Category: [Downtown Hood River]
Tags: 1910s 2nd_Street Davidson Fun_Friday Second_Street_Stairs stairs
Shows how many trees were up on that hill at the time. Bet that photo would have been so impressive in color with the trees, dark stairs, etc.
Charlott on 23rd March 2012 @ 7:06am
I walked those stairs many of time growing up.
Dan K on 23rd March 2012 @ 7:18am
Wooden stairs would have taken a lot of maintenance.
l.e. on 23rd March 2012 @ 8:49am
Never did the original stairs but I believe the HRHS football coaches had some type of evil association with the concrete ones as we always "got" to include them in our August preparations. Arlen
Arlen Sheldrake on 23rd March 2012 @ 8:52am
Oh yes, my husband was well versed on those stairs over the years when it was football time.
Charlott on 23rd March 2012 @ 10:15am
I thought perhaps this was old Charles Davidson. He was the father of Horatio Davidson who started the Davidson Fruit Company.
Around 1901 Charles moved from Ohio to HR to help with the business.
I can't find that he lived on the hill, but his daughter Amanda Davidson Whitehead lived at 410 Hazel Ave in the 1910 census.
By 1920, Charles, Ella Mae and Amanda are all living at the Davidson Building.

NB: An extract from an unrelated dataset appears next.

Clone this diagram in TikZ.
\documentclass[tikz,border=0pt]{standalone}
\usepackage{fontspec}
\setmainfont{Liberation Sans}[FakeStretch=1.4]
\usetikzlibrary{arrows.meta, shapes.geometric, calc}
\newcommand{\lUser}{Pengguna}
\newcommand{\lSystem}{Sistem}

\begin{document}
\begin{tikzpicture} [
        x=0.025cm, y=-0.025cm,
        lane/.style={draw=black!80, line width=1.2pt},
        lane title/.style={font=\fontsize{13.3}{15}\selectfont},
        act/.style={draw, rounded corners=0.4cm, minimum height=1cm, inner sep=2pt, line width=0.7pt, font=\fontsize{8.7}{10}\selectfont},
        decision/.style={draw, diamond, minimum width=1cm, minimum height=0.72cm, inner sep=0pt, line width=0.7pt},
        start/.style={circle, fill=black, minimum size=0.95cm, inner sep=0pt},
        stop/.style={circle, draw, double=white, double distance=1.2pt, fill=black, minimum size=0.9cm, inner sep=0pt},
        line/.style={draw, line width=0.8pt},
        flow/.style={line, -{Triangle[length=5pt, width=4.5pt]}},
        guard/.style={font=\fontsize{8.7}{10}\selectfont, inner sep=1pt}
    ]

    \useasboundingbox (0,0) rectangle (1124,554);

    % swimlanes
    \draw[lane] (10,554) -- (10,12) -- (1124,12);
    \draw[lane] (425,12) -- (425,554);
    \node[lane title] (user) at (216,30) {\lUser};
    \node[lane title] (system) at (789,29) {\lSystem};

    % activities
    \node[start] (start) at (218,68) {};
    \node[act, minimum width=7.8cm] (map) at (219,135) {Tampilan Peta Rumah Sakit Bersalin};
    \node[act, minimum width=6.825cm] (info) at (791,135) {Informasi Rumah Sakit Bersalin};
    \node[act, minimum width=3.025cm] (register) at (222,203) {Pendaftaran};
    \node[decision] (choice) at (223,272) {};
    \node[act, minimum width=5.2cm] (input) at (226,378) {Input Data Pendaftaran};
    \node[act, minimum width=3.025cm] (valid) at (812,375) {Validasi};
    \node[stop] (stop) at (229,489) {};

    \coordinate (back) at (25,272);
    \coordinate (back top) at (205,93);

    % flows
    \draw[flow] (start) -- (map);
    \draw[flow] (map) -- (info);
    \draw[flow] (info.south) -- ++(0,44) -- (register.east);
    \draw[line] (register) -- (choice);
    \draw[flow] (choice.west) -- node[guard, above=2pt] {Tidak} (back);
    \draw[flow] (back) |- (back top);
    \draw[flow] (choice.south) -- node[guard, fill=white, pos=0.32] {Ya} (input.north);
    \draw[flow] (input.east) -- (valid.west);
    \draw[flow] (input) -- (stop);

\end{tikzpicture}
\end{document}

l.e. on 23rd March 2012 @ 5:21pm
On a very hot August aftenoon that was a long hike from Moore Electric (on Oak) up those stairs and across to the refreshing water of the swimming pool. Even for teen aged girls it was quite a trek.
Charlott on 24th March 2012 @ 6:16am
I was probably 3 or four when those steps were taken out and they didn't get the new ones in until after we had gone a winter without steps. I can remember walking to town with my mother in my little pink snowsuit and we had to sit and slide down the hill where the steps had been taken out! I loved the cement steps and walked them to and from the library every Saturday until I graduated from HRHS in '61.